Von daher ist es fast selbstverständlich, dass diese Gruppen in ihrem heimatlichen Umfeld als mittragende Kräfte wirken, sei es in den Pfarrgemeinden oder anderen kirchlichen Diensten. Manchmal ist es die Gruppe als Ganze, anderswo sind es Einzelne, die ihre Erfahrung in den Dienst der anderen stellen. Auch dadurch wird sichtbar, dass Wallfahrt Ausdruck von Kirchesein ist, und keineswegs nur auf die fromme Erbauung des Einzelnen ausgerichtet ist.

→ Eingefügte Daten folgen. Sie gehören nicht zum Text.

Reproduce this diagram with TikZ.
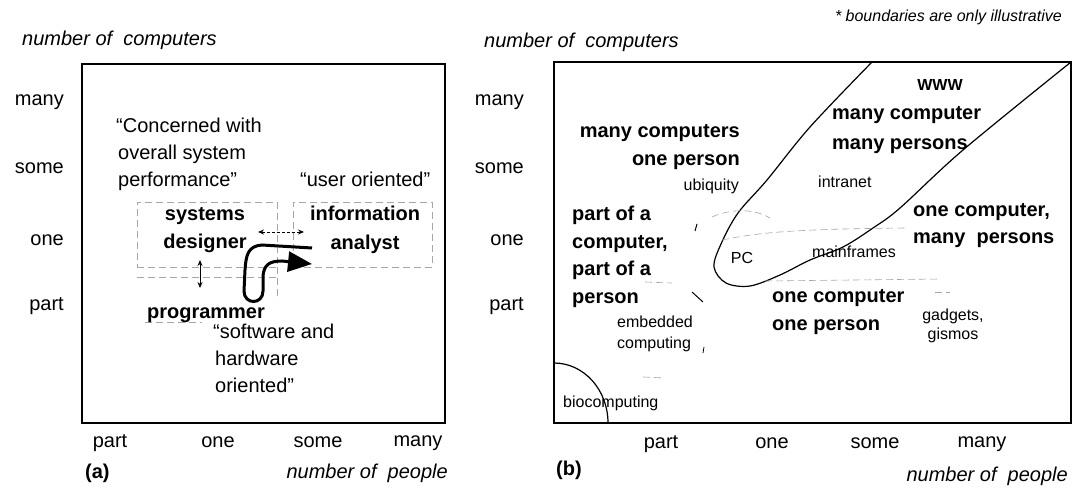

Stand früher deutlicher die Verehrung des Apostels im Vordergrund, so treten derzeit noch eine Reihe anderer Beweggründe hinzu. Ganz unterschiedlich sind die Motive der Einzelnen: Dankbarkeit oder ein wichtiges Anliegen führen Menschen auf diesen Weg. Immer deutlicher prägt der Dienst der Fürbitte die Gebete der Wallfahrt. Und alles verbindet sich zur Anerkennung und zum Lob Gottes. Für die meisten Pilger bedeuten die Tage der Wallfahrt: Zeit zum Innehalten, Zeit des Gebetes, Zeit der Gottesbegegnung. Der ganze Weg wird wie ein 'Zuhause“. Der gemeinsame Einzug unter dem Geläut der Glocken in die Basilika, einem Zwischenziel auf dem langen Pilgerweg des Lebens, ist jedesmal ergreifend.
Die Gestalt des Apostels Matthias wird zu einem Beispiel für Menschen, die 'dabei sein' möchten. In der kurzen Notiz der Apostelgeschichte wird als Voraussetzung für die Wahl des Matthias angegeben, dass er 'von Anfang an dabei war, als Jesus bei uns ein und aus ging'. Eine Wallfahrt lässt die Pilger 'dabei sein', und sie spüren, was es heißt,“ Wo zwei oder drei in meinem Namen versammelt sind, da bin ich mitten unter ihnen“. Weg und Ziel verschmelzen und werden zu einem Zeichen der Nachfolge.
Großmutter, Sohn und Enkel schämen sich ihrer (Freuden)tränen nicht. So ist das, wenn Pilger nach langem Weg in die Basilika einziehen. Die Glocken läuten ihnen entgegen. Sie ziehen durch das offene Portal und spätestens, wenn die Orgel das „Großer Gott, wir loben dich“ anstimmt, kann der Kopf nichts mehr steuern, das Herz übernimmt die Regie. Alle spüren: Wir sind willkommen.
Nun sind alle wieder daheim. Die arg strapazierten Füße beten noch einige Tage weiter. Trotz aller Beschwerden wächst langsam die Vorfreude auf die nächste Wallfahrt.